WHAT YOU ARE ASKED TO DO » Copy the material below verbatim from the line with "Generate a component" to the line with "import * as d3 from 'd3';", both lines included, omitting pictures and every line outside that range.

DATA SECTION »
----

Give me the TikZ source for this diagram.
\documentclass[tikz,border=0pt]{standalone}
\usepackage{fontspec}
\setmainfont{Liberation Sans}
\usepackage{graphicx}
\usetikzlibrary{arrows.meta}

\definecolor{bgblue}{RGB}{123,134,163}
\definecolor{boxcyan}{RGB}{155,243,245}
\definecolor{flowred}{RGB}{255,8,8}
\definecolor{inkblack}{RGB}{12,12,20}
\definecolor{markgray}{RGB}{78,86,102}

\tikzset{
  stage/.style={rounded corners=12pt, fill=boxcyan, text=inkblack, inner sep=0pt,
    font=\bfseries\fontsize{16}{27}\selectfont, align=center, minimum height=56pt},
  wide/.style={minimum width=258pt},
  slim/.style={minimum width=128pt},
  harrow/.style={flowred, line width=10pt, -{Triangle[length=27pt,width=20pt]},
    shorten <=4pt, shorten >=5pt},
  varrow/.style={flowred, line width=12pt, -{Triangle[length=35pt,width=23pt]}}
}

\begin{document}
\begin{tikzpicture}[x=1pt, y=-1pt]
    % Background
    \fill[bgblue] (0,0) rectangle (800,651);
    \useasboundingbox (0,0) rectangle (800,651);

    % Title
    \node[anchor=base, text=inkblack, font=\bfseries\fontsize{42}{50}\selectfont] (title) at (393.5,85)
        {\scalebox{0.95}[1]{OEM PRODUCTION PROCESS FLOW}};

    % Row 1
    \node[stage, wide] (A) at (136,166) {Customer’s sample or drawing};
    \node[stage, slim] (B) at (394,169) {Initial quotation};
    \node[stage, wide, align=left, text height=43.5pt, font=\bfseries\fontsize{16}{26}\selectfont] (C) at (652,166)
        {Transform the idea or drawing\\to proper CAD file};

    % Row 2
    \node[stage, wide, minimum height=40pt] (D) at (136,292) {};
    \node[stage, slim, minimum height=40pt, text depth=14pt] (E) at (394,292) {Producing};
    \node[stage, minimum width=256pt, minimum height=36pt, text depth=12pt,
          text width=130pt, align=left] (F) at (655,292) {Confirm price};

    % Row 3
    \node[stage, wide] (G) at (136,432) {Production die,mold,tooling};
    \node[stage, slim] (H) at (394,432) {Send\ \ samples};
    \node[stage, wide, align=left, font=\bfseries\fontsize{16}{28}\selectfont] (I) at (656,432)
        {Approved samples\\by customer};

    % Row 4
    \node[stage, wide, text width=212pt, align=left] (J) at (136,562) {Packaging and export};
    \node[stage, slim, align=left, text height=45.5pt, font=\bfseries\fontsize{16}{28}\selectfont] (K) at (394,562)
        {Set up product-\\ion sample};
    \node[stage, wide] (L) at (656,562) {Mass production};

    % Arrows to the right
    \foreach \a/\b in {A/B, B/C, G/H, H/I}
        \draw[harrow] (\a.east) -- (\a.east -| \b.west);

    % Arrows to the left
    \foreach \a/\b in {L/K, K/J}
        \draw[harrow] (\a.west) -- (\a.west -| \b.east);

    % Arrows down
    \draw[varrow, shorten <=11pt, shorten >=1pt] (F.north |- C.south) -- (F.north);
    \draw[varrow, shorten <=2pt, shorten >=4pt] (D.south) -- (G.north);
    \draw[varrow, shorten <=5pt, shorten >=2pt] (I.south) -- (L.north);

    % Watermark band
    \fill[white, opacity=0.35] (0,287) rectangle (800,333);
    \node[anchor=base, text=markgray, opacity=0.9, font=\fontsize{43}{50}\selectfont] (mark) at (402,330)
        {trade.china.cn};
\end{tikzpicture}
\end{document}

----

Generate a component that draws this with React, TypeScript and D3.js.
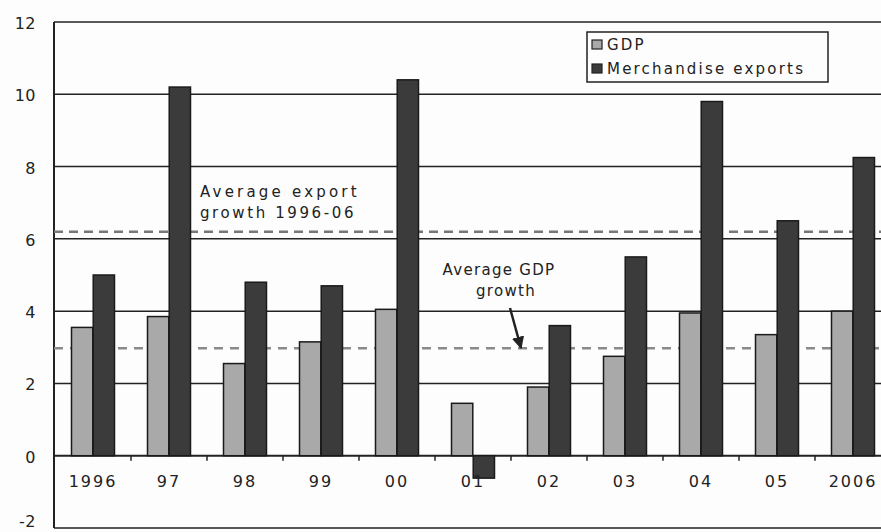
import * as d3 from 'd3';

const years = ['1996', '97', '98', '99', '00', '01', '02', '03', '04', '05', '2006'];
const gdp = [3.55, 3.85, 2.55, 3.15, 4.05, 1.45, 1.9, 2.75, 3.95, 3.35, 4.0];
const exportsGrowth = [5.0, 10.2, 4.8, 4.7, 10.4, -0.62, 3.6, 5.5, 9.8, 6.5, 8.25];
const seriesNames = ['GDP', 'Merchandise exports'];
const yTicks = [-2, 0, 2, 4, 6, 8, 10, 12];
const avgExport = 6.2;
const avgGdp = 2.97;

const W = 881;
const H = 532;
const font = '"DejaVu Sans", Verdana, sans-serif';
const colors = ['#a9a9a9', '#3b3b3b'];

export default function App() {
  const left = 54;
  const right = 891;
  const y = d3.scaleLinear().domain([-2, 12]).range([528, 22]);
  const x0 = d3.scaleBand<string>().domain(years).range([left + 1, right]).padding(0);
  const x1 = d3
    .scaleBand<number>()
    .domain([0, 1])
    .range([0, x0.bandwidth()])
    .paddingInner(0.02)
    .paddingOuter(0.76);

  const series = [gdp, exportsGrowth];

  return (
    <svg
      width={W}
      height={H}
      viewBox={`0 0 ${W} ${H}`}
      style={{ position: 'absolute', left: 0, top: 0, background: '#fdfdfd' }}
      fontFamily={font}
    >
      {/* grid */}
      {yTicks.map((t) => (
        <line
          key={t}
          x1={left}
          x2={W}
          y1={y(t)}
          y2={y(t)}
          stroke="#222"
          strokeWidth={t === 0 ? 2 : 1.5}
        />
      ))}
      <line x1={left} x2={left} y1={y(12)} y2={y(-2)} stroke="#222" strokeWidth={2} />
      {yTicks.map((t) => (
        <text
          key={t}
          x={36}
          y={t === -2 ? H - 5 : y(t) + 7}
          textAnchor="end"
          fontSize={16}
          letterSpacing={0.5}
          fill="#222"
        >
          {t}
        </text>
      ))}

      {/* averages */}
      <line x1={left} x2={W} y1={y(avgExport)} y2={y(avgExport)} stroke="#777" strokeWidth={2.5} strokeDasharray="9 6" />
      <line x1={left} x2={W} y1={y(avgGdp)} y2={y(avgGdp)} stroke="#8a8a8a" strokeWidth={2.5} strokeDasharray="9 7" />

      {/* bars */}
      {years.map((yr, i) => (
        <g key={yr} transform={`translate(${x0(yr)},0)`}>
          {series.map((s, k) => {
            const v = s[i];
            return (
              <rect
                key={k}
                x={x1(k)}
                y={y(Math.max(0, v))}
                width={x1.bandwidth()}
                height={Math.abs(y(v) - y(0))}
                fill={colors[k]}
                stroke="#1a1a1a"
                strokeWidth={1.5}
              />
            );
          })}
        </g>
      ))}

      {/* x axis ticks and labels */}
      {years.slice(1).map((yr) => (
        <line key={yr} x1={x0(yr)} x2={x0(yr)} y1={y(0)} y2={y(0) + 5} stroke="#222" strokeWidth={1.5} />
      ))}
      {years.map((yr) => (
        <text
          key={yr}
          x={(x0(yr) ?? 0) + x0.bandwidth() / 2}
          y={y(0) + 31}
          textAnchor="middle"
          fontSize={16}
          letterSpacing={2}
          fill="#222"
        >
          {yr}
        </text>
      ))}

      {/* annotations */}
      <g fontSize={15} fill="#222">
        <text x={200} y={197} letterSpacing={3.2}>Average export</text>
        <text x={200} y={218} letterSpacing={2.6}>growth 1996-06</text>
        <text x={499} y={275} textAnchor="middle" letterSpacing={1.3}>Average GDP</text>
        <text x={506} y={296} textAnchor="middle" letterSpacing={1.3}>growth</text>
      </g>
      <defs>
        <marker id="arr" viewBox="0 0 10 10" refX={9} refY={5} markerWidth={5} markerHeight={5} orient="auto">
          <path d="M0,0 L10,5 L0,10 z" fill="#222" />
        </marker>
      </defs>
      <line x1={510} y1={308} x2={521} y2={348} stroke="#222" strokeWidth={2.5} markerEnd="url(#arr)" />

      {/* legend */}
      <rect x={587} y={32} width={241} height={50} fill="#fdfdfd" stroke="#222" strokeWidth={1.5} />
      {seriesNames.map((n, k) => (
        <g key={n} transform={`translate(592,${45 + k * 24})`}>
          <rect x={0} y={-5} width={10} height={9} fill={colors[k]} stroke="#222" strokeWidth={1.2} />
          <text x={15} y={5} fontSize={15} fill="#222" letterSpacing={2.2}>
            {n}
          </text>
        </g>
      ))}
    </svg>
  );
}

----

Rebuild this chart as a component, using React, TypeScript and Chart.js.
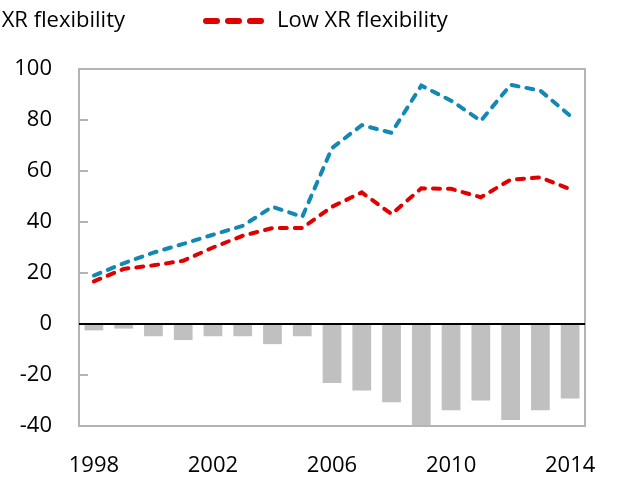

----

RESPONSE »
Generate a component that draws this with React, TypeScript and D3.js.
import * as d3 from 'd3';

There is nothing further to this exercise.